> Instructions for the task
Of all the lines in the material, how many contain the word "React"? State the number alone.

> Data block

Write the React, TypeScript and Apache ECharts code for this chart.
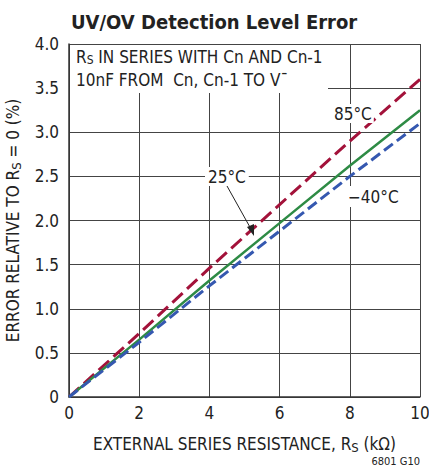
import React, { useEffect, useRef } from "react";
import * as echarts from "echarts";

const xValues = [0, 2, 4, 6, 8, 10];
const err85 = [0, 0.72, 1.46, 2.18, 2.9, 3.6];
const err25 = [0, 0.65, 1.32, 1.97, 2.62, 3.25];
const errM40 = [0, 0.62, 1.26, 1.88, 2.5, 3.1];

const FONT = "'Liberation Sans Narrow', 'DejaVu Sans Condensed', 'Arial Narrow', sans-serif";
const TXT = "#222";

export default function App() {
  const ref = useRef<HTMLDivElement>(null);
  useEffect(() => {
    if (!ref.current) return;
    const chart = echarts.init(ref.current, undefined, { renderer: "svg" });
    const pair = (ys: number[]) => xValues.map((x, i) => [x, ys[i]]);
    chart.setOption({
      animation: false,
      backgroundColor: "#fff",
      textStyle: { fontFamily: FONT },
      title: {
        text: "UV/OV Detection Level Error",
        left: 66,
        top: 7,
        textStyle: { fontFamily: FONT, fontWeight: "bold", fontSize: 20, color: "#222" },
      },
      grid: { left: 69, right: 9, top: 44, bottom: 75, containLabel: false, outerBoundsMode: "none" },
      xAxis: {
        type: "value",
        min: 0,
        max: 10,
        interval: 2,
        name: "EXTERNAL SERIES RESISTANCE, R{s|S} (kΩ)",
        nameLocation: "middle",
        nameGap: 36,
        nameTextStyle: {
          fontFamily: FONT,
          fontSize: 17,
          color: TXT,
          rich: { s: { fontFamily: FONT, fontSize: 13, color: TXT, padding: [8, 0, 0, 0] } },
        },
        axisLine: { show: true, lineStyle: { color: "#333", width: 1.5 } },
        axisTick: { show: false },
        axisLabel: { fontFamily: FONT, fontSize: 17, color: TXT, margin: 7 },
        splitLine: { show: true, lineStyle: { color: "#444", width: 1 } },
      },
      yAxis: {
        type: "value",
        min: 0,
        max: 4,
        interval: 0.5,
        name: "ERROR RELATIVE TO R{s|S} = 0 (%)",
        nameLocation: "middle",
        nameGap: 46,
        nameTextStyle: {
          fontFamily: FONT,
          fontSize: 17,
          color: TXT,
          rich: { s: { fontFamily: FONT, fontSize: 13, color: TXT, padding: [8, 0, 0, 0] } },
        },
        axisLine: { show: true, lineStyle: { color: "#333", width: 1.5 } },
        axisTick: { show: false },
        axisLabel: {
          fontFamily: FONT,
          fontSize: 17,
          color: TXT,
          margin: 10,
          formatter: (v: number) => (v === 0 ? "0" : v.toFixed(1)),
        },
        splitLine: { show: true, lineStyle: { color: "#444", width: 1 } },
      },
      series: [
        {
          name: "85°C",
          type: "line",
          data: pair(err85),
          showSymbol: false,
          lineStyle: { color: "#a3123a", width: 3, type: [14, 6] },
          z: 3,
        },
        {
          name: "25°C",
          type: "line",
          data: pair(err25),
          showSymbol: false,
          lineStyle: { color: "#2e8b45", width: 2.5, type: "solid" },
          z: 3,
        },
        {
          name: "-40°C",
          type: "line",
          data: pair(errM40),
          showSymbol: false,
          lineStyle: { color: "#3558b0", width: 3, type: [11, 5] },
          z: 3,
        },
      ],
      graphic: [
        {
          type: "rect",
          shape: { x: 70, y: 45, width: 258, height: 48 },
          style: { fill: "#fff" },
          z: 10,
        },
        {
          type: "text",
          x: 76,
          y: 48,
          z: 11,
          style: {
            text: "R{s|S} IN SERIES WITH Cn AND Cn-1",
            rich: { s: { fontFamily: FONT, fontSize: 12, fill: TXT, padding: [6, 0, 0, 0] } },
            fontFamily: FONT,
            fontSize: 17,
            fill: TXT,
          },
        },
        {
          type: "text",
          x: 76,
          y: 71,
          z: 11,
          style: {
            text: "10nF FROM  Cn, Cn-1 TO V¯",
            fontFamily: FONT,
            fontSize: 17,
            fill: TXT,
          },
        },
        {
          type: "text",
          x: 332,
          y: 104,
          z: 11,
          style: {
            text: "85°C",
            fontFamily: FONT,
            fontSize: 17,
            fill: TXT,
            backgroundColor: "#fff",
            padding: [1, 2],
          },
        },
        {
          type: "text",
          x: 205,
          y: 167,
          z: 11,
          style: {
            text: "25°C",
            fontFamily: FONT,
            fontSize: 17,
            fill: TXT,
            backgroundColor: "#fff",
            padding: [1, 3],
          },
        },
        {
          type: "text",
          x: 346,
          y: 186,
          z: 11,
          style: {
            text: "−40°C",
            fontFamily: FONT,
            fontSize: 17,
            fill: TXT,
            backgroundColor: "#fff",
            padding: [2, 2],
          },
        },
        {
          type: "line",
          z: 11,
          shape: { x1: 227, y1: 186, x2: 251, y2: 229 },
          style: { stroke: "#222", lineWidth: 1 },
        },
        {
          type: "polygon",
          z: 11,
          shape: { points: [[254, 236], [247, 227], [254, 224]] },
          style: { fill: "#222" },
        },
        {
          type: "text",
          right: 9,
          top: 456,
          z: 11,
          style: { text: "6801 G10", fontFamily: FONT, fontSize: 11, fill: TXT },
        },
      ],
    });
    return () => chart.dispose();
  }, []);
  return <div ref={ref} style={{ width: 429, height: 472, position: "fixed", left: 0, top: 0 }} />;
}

> Exercise result
2